Yahweh the Sovereign Lord of the Universe
Psalm 24 is a "Wisdom Psalm" and was likely written for the ceremony surrounding the newly captured fortress of Jerusalem, or possibly even for the Ark being returned to Zion (2 Samuel 6). It is a song written for one part of the Levitical choir to chant a question and the other part to sing the answer.
This Psalm has three distinct sections:
1) The King over the city (1-2)
2) The King's kids who ascend the city (3-6)
3) The King of hosts Who enters the city (7-10)
Observation: The Psalm builds as people ascend up to Zion, first in praise to Yahweh who is over all (1-2), then in description of those who are making their ascent up to the city gate (3-6).

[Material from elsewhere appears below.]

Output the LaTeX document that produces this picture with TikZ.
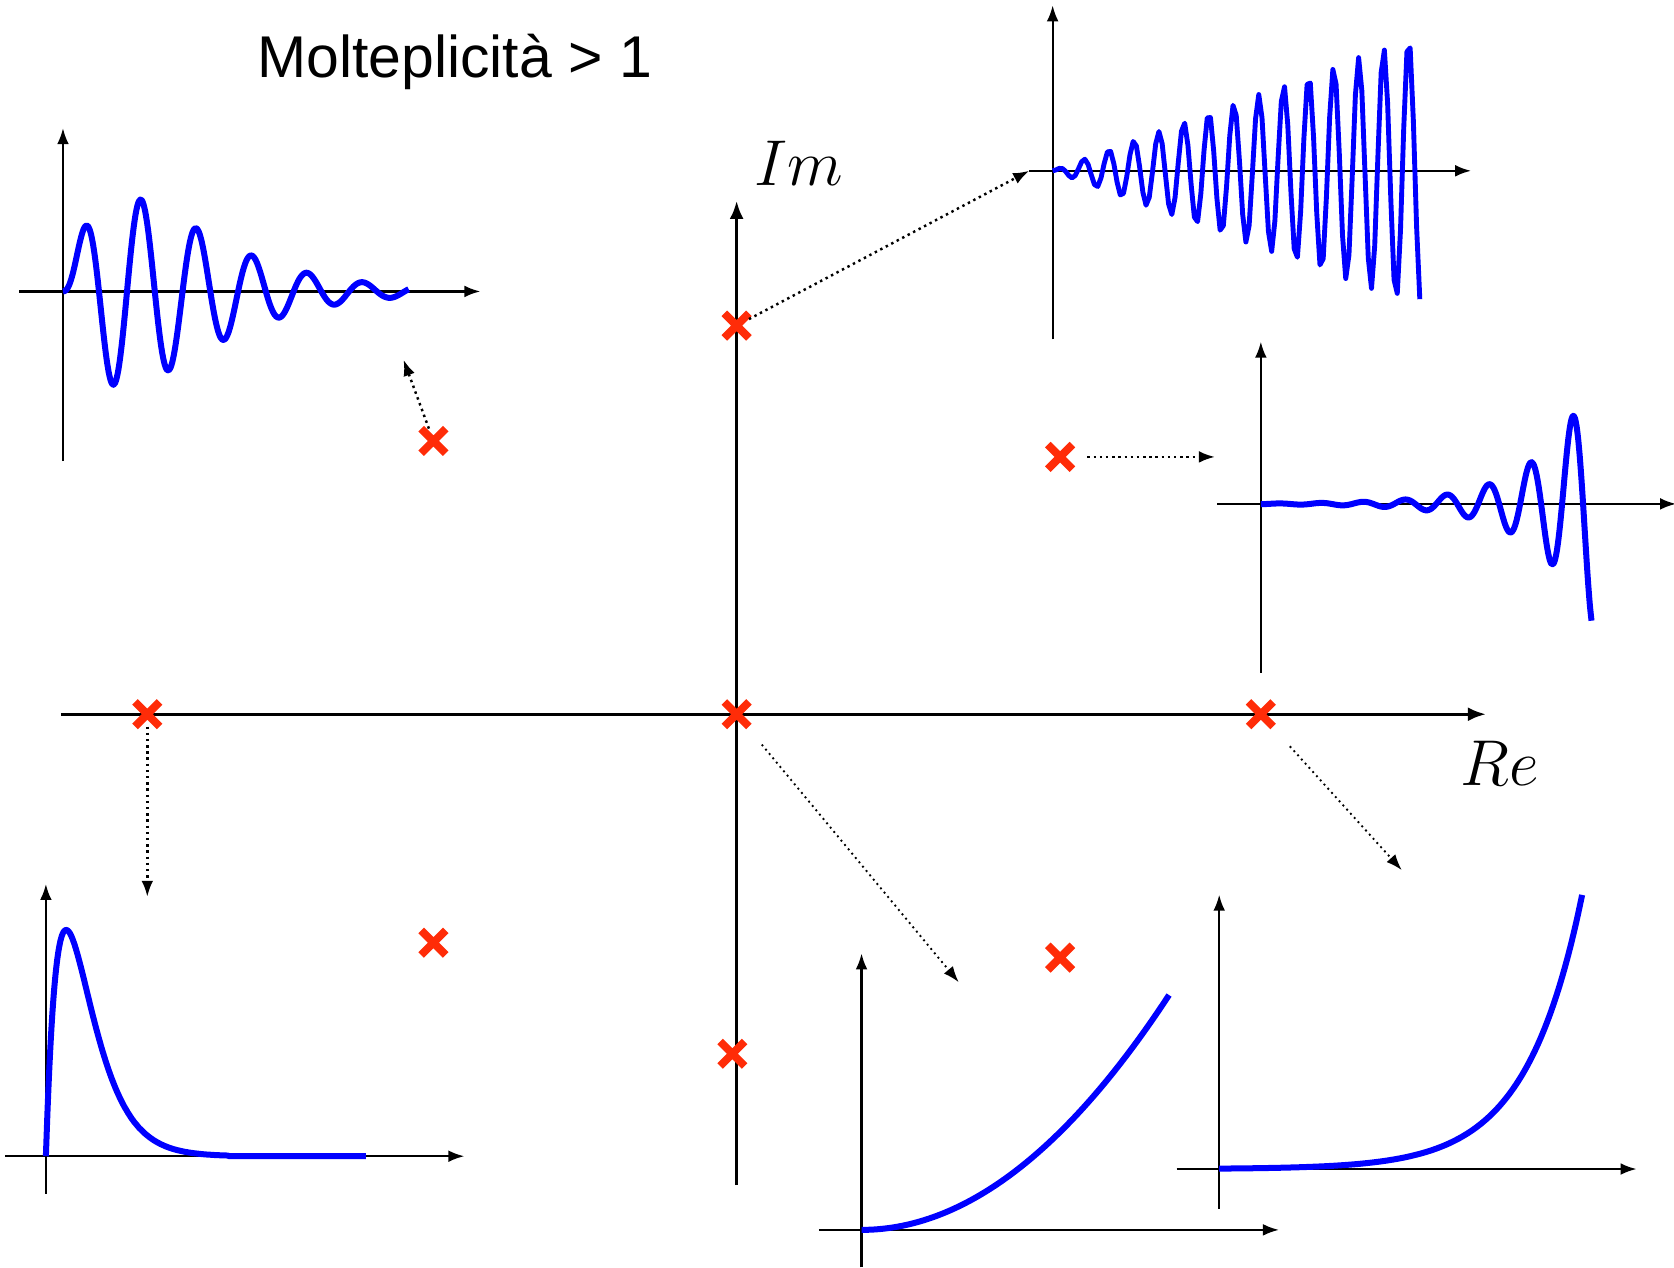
\documentclass[tikz,border=0pt]{standalone}
\usepackage{fontspec}
\setmainfont{Liberation Sans}
\usetikzlibrary{arrows.meta,shapes.misc}
\definecolor{polered}{RGB}{255,44,8}
\begin{document}
\begin{tikzpicture}[
  pole/.style={cross out, draw=polered, line width=2.1pt, minimum size=0.16cm, inner sep=0pt, outer sep=1pt},
  ax/.style={line width=0.6pt, -{Latex[length=0.15cm,width=0.11cm]}},
  mainax/.style={line width=0.9pt, -{Latex[length=0.17cm,width=0.13cm]}},
  link/.style={densely dotted, line width=0.65pt, -{Latex[length=0.15cm,width=0.11cm]}},
  resp/.style={blue, line width=1.6pt, line join=round},
  lab/.style={font=\fontsize{17}{20}\selectfont}]
  \useasboundingbox (-6.90,-5.18) rectangle (8.78,6.69);
  \node[font=\fontsize{15.7}{19}\selectfont] (title) at (-2.64,6.11) {Molteplicità > 1};
  % piano complesso
  \draw[mainax] (-6.33,0) -- (7.02,0);
  \draw[mainax] (0,-4.41) -- (0,4.81);
  \node[lab] (im) at (0.58,5.16) {$Im$};
  \node[lab] (re) at (7.15,-0.46) {$Re$};
  % poli
  \node[pole] (p1) at (0,3.64) {};
  \node[pole] (p2) at (-2.84,2.56) {};
  \node[pole] (p3) at (3.03,2.41) {};
  \node[pole] (p4) at (-5.52,0) {};
  \node[pole] (p5) at (0,0) {};
  \node[pole] (p6) at (4.91,0) {};
  \node[pole] (p7) at (-2.84,-2.14) {};
  \node[pole] (p8) at (3.03,-2.28) {};
  \node[pole] (p9) at (-0.04,-3.18) {};
  % risposte
  \begin{scope}[shift={(-6.31,3.96)}]
    \draw[ax] (-0.41,0) -- (3.91,0);
    \draw[ax] (0,-1.59) -- (0,1.53);
    \draw[resp] plot[domain=0:3.24, samples=220, smooth]
      (\x,{2.42*(\x/0.57)*exp(-\x/0.57)*sin(692.3*(\x-0.08*(1-exp(-\x/0.1))))});
  \end{scope}
  \begin{scope}[shift={(2.96,5.09)}]
    \draw[ax] (-0.22,0) -- (3.92,0);
    \draw[ax] (0,-1.58) -- (0,1.55);
    \draw[resp, line width=1.3pt] plot[domain=0:3.44, samples=115]
      (\x,{0.37*\x*sin(1538.5*\x)});
  \end{scope}
  \begin{scope}[shift={(4.91,1.97)}]
    \draw[ax] (-0.41,0) -- (3.89,0);
    \draw[ax] (0,-1.58) -- (0,1.52);
    \draw[resp] plot[domain=0:3.10, samples=200, smooth]
      (\x,{0.82*exp(1.9*(\x-2.92))*cos(916*(\x-2.92))});
  \end{scope}
  \begin{scope}[shift={(-6.47,-4.14)}]
    \draw[ax] (-0.38,0) -- (3.92,0);
    \draw[ax] (0,-0.35) -- (0,2.55);
    \draw[resp] plot[domain=0:3.00, samples=200, smooth]
      (\x,{5.763*(\x/0.19)*exp(-\x/0.19)});
  \end{scope}
  \begin{scope}[shift={(1.17,-4.83)}]
    \draw[ax] (-0.40,0) -- (3.91,0);
    \draw[ax] (0,-0.35) -- (0,2.59);
    \draw[resp] plot[domain=0:2.88, samples=60, smooth] (\x,{0.2652*\x*\x});
  \end{scope}
  \begin{scope}[shift={(4.52,-4.26)}]
    \draw[ax] (-0.40,0) -- (3.91,0);
    \draw[ax] (0,-0.37) -- (0,2.57);
    \draw[resp] plot[domain=0:3.40, samples=80, smooth] (\x,{2.57*exp(1.9*(\x-3.4))});
  \end{scope}
  % collegamenti
  \coordinate (t1) at (2.74,5.09);
  \coordinate (t2) at (-3.12,3.32);
  \coordinate (t3) at (4.48,2.41);
  \coordinate (t4) at (-5.52,-1.71);
  \coordinate (t5) at (2.08,-2.51);
  \coordinate (t6) at (6.23,-1.46);
  \draw[link] (p1) -- (t1);
  \draw[link] (p2) -- (t2);
  \draw[link, shorten <=0.14cm] (p3) -- (t3);
  \draw[link] (p4) -- (t4);
  \draw[link, line width=0.5pt, shorten <=0.22cm] (p5) -- (t5);
  \draw[link, line width=0.5pt, shorten <=0.25cm] (p6) -- (t6);
\end{tikzpicture}
\end{document}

Then all stops as the procession reaches the gates of the city and the gates are summoned to open and admit, not David, but the true King of the city, "the King of Glory." Those who guard the gates are challenging the right of any who would enter; the one who seeks entry is not merely a victorious warrior but the sovereign over the whole universe, "the Lord of hosts."

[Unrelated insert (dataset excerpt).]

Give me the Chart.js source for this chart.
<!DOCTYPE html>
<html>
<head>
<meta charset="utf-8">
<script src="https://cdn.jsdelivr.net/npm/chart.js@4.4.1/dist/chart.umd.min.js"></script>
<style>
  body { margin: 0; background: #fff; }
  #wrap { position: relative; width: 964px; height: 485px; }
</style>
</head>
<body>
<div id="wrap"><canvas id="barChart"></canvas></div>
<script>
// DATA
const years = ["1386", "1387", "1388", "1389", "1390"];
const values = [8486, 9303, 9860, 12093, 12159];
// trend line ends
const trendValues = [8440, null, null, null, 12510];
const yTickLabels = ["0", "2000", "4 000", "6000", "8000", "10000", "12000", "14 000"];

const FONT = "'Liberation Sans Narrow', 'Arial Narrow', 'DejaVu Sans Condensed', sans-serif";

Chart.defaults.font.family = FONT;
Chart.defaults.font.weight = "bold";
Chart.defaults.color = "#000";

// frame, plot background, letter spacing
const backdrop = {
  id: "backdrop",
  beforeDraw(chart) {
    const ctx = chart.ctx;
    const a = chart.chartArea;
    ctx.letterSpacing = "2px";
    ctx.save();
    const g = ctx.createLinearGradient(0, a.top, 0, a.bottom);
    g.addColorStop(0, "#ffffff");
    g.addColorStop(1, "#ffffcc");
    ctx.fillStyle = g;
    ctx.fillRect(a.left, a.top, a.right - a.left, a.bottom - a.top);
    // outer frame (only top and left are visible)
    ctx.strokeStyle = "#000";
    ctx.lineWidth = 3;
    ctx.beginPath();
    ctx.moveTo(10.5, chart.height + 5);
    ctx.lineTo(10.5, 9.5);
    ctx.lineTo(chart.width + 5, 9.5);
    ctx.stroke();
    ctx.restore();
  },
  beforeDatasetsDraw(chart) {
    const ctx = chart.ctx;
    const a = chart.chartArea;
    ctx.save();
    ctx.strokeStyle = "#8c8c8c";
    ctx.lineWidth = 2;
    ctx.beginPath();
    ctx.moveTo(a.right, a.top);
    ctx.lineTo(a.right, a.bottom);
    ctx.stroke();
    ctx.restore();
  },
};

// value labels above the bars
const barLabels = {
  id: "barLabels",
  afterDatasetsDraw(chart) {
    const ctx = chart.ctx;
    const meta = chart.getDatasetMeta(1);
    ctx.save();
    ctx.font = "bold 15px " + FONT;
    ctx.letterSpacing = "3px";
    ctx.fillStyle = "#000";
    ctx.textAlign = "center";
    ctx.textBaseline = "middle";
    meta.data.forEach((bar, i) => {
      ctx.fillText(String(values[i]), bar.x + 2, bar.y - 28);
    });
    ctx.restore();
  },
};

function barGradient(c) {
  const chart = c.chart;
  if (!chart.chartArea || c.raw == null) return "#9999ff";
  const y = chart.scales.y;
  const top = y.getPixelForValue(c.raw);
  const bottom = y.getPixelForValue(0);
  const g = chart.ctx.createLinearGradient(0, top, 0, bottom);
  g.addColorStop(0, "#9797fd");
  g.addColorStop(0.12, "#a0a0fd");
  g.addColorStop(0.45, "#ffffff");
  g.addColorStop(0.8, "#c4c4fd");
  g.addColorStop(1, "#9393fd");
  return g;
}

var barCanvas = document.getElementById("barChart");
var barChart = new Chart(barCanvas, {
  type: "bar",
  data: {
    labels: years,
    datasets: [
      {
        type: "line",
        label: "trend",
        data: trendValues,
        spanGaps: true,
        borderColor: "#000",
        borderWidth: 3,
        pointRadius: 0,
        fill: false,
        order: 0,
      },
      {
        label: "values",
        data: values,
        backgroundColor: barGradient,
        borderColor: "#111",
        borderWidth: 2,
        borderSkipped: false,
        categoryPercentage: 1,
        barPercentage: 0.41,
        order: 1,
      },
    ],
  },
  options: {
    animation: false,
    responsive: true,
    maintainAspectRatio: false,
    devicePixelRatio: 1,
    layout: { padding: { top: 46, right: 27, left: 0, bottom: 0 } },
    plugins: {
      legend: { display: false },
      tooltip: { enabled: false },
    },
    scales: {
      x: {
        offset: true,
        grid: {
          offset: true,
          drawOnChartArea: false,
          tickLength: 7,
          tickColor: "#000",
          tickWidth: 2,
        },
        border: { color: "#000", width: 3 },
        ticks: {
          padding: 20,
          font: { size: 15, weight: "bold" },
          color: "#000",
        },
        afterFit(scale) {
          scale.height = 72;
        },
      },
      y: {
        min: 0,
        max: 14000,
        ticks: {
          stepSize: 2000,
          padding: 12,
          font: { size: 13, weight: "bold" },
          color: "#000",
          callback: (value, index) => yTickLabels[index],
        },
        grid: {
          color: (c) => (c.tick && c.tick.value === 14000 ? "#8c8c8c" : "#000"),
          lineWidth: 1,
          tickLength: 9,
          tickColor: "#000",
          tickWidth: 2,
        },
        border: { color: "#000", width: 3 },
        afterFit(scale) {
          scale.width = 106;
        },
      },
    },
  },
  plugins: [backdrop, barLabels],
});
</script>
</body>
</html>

Purpose: To show how to pray when inviting the Lord to come and take His throne in your heart or circumstances.
Yahweh, My Deliverer
Psalm 25 is a "Lament Psalm," probably written during the time of David's fleeing Absalom. It is written as an acrostic, meaning each half-verse, in the case of Psalm 25, begins with one of the letters of the Hebrew alphabet, thus the twenty-two verses. Writing a Psalm in an acrostic form was a poetic way of saying the subject being offered was covered from A to Z.

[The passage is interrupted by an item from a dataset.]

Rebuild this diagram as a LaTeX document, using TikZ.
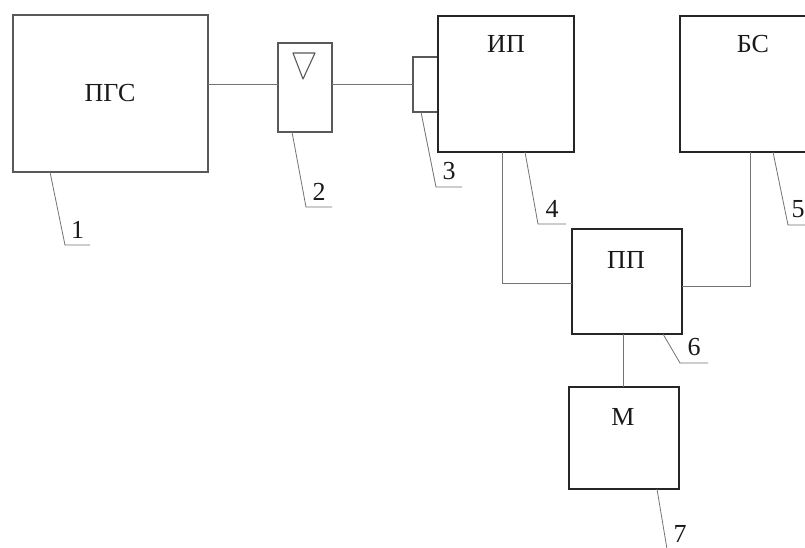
\documentclass[tikz,border=0pt]{standalone}
\usepackage{fontspec}
\setmainfont{Liberation Serif}
\begin{document}
\begin{tikzpicture}[x=1pt,y=-1pt,
  blk/.style={draw=black!85, line width=1.4pt, inner sep=0, outer sep=0, anchor=north west},
  blklt/.style={draw=black!65, line width=1.1pt, inner sep=0, outer sep=0, anchor=north west},
  lite/.style={draw=black!65, line width=1.1pt, line join=round},
  wire/.style={draw=black!55, line width=0.9pt},
  lead/.style={draw=black!55, line width=0.8pt},
  lbl/.style={font=\fontsize{26}{26}\selectfont, inner sep=0, text=black!90},
  num/.style={font=\fontsize{26}{26}\selectfont, inner sep=0, outer sep=0, anchor=south west, text=black!90}]
\useasboundingbox[fill=white] (0,0) rectangle (805,547);
\clip (0,0) rectangle (805,547);
% boxes
\node[blklt, minimum width=195pt, minimum height=157pt] (pgs) at (13,15) {};
\node[blklt, minimum width=54pt, minimum height=89pt] (b2) at (278,43) {};
\node[blklt, minimum width=25pt, minimum height=55pt] (c3) at (413,57) {};
\node[blk, minimum width=136pt, minimum height=136pt] (ip) at (438,16) {};
\node[blk, minimum width=135pt, minimum height=136pt] (bs) at (680,16) {};
\node[blk, minimum width=110pt, minimum height=105pt] (pp) at (572,229) {};
\node[blk, minimum width=110pt, minimum height=102pt] (m) at (569,387) {};
% texts
\node[lbl] (tpgs) at (110,93) {ПГС};
\node[lbl] (tip) at (506,44) {ИП};
\node[lbl] (tbs) at (753,44) {БС};
\node[lbl] (tpp) at (626,260) {ПП};
\node[lbl] (tm) at (623,417) {М};
% triangle in block 2
\draw[lite] ([shift={(15,10)}]b2.north west) -- ([shift={(37,10)}]b2.north west) -- ([shift={(25,36)}]b2.north west) -- cycle;
% connectors
\coordinate (y84) at (0,84);
\coordinate (y283) at (0,283);
\coordinate (y286) at (0,286);
\coordinate (x502) at (502,0);
\coordinate (x750) at (750,0);
\coordinate (x623) at (623,0);
\draw[wire] (pgs.east |- y84) -- (b2.west |- y84);
\draw[wire] (b2.east |- y84) -- (c3.west |- y84);
\draw[wire] (ip.south -| x502) |- (pp.west |- y283);
\draw[wire] (bs.south -| x750) |- (pp.east |- y286);
\draw[wire] (pp.south -| x623) -- (m.north -| x623);
% reference numbers
\node[num, minimum width=25pt] (n1) at (65,238) {1};
\node[num, minimum width=26pt] (n2) at (306,200) {2};
\node[num, minimum width=26pt] (n3) at (436,180) {3};
\node[num, minimum width=28pt] (n4) at (538,217) {4};
\node[num, minimum width=20pt] (n5) at (788,218) {5};
\node[num, minimum width=28pt] (n6) at (680,356) {6};
\node[num, minimum width=26pt] (n7) at (667,542) {7};
% leaders
\draw[lead] ([xshift=37pt]pgs.south west) -- ([yshift=-7pt]n1.south west) -- ([yshift=-7pt]n1.south east);
\draw[lead] ([xshift=14pt]b2.south west) -- ([yshift=-7pt]n2.south west) -- ([yshift=-7pt]n2.south east);
\draw[lead] ([xshift=8pt]c3.south west) -- ([yshift=-7pt]n3.south west) -- ([yshift=-7pt]n3.south east);
\draw[lead] ([xshift=87pt]ip.south west) -- ([yshift=-7pt]n4.south west) -- ([yshift=-7pt]n4.south east);
\draw[lead] ([xshift=93pt]bs.south west) -- ([yshift=-7pt]n5.south west) -- ([yshift=-7pt,xshift=5pt]n5.south east);
\draw[lead] ([xshift=91pt]pp.south west) -- ([yshift=-7pt]n6.south west) -- ([yshift=-7pt]n6.south east);
\draw[lead] ([xshift=88pt]m.south west) -- ([yshift=-7pt]n7.south west);
\end{tikzpicture}
\end{document}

[Oddly, in this Psalm, the first letter of the the Hebrew alphabet is used twice and the second letter is omitted altogether. Second, the Hebrew letters “w" and “q" are omitted, while two verses begin with the letter “r." At the close of the Psalm, after the last letter in the Hebrew alphabet, a verse begins with the Hebrew letter “p." This disorder in alphabet is likely used by David to express the disorder of the times and circumstances surrounding his writing of the Psalm.]
This Psalm can be divided into four sections:
1. Prayer of confidence in Yahweh (1-3)
2. Prayer for guidance by Yahweh (4-10)
3. Prayer for pardon from Yahweh (11-18)
4. Prayer of redemption through Yahweh (19-22)
Purpose: To show how to thoroughly pray (touching on the subjects of trust, direction, forgiveness, and protection) when facing an overwhelming and insurmountable circumstance.